I wrote this blog back in 2015 after the Supreme Court Ruled in favor of legalizing same sex marriages.
What do you think will happen now that we have a new President in office?
Marriage Equality All 50 States
Posted Friday, June 26, 2015, at 1:37 PM
After much anticipation and wait time, its here. The supreme Court has legalized same sex Marriages in all 50 States
Celebrations outside the Supreme Court today
MARRIAGE EQUALITY NATIONWIDE... 5-4...Kennedy: 'They Ask For Equal Dignity In The Eyes Of The Law. The Constitution Grants Them That Right.'...
The Supreme Court ruled today Will Discrimination against Gays & Lesbians finally get put to rest. I don't think so!
There's still no federal law protecting LGBT employees from discrimination. Twenty-one states and Washington, D.C., have passed employee non-discrimination laws, but it's still legal in many places -- even the U.S. Congress -- for employers to fire workers based on sexual orientation or gender identity.
Critics also have said religious freedom laws, which allow individuals or corporations to cite "religious beliefs" in a legal defense if they refuse to serve LGBT customers, are discriminatory. Indiana Gov. Mike Pence (R) signed a religious freedom bill into law this year, but asked that the law be revised after backlash from LGBT supporters.
"We can pass all of the laws we want and talk about public policy until we run out of air, but until our society stops thinking of queer people as deviant or corrupt or sinful or in any way less than non-queer people, nothing is going to change," said Noah Michelson, editorial director of The Huffington Post Voices and founding editor of Huffpost Gay Voices
Here's what our Governor had to say this Morning
BOISE -- Gov.
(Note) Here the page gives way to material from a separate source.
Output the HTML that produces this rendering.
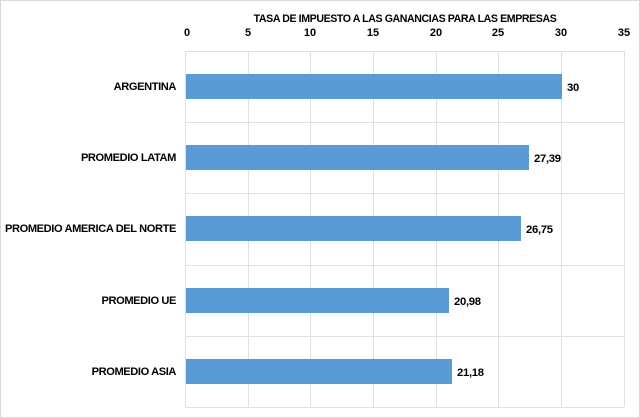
<!DOCTYPE html>
<html><head><meta charset="utf-8"><style>
body{margin:0;background:#fff;}
svg{display:block;font-family:"Liberation Sans",sans-serif;font-weight:bold;}
</style></head><body>
<svg width="640" height="418" viewBox="0 0 640 418">
<rect x="0.5" y="0.5" width="639" height="417" fill="#fff" stroke="#d9d9d9"/>
<g stroke="#e0e0e0" stroke-width="1">
<line x1="185.5" y1="51" x2="185.5" y2="407"/>
<line x1="248.5" y1="51" x2="248.5" y2="407"/>
<line x1="310.5" y1="51" x2="310.5" y2="407"/>
<line x1="373.5" y1="51" x2="373.5" y2="407"/>
<line x1="436.5" y1="51" x2="436.5" y2="407"/>
<line x1="498.5" y1="51" x2="498.5" y2="407"/>
<line x1="561.5" y1="51" x2="561.5" y2="407"/>
<line x1="624.5" y1="51" x2="624.5" y2="407"/>
<line x1="185" y1="51.5" x2="624" y2="51.5"/>
<line x1="185" y1="122.5" x2="624" y2="122.5"/>
<line x1="185" y1="193.5" x2="624" y2="193.5"/>
<line x1="185" y1="265.5" x2="624" y2="265.5"/>
<line x1="185" y1="336.5" x2="624" y2="336.5"/>
<line x1="185" y1="407.5" x2="624" y2="407.5"/>
</g>
<text x="405" y="22" font-size="10.6" text-anchor="middle" fill="#000" letter-spacing="-0.4">TASA DE IMPUESTO A LAS GANANCIAS PARA LAS EMPRESAS</text>
<g font-size="11" text-anchor="middle" fill="#000">
<text x="187" y="36">0</text><text x="248" y="36">5</text><text x="310" y="36">10</text><text x="373" y="36">15</text><text x="436" y="36">20</text><text x="498" y="36">25</text><text x="561" y="36">30</text><text x="624" y="36">35</text>
</g>
<g fill="#5b9bd5">
<rect x="186" y="74" width="376" height="25"/>
<rect x="186" y="145" width="343" height="25"/>
<rect x="186" y="216" width="335" height="25"/>
<rect x="186" y="288" width="263" height="25"/>
<rect x="186" y="359" width="266" height="25"/>
</g>
<g font-size="11.1" text-anchor="end" fill="#000" letter-spacing="-0.4">
<text x="176" y="90">ARGENTINA</text>
<text x="176" y="161">PROMEDIO LATAM</text>
<text x="176" y="232">PROMEDIO AMERICA DEL NORTE</text>
<text x="176" y="304">PROMEDIO UE</text>
<text x="176" y="375">PROMEDIO ASIA</text>
</g>
<g font-size="11.3" fill="#000" letter-spacing="-0.3">
<text x="567" y="91">30</text>
<text x="534" y="162">27,39</text>
<text x="526" y="233">26,75</text>
<text x="454" y="305">20,98</text>
<text x="457" y="376">21,18</text>
</g>
</svg>
</body></html>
C.L. "Butch" Otter responded Friday morning to the Supreme Court's 5-4 ruling legalizing gay marriage in all 50 states, calling the decision "truly disappointing."
"Today's decision is truly disappointing for states, including Idaho, where the people chose to define marriage for themselves as between one man and one woman," he said in a statement. "I have maintained from the very beginning that it should be the prerogative of the states -- not the courts -- to determine whether same-sex marriage is consistent with the values, character, and moral fabric of that particular state. That is why it was especially troubling that the Court treated the 10th Amendment as a footnote, instead of the guiding principle our founding fathers intended.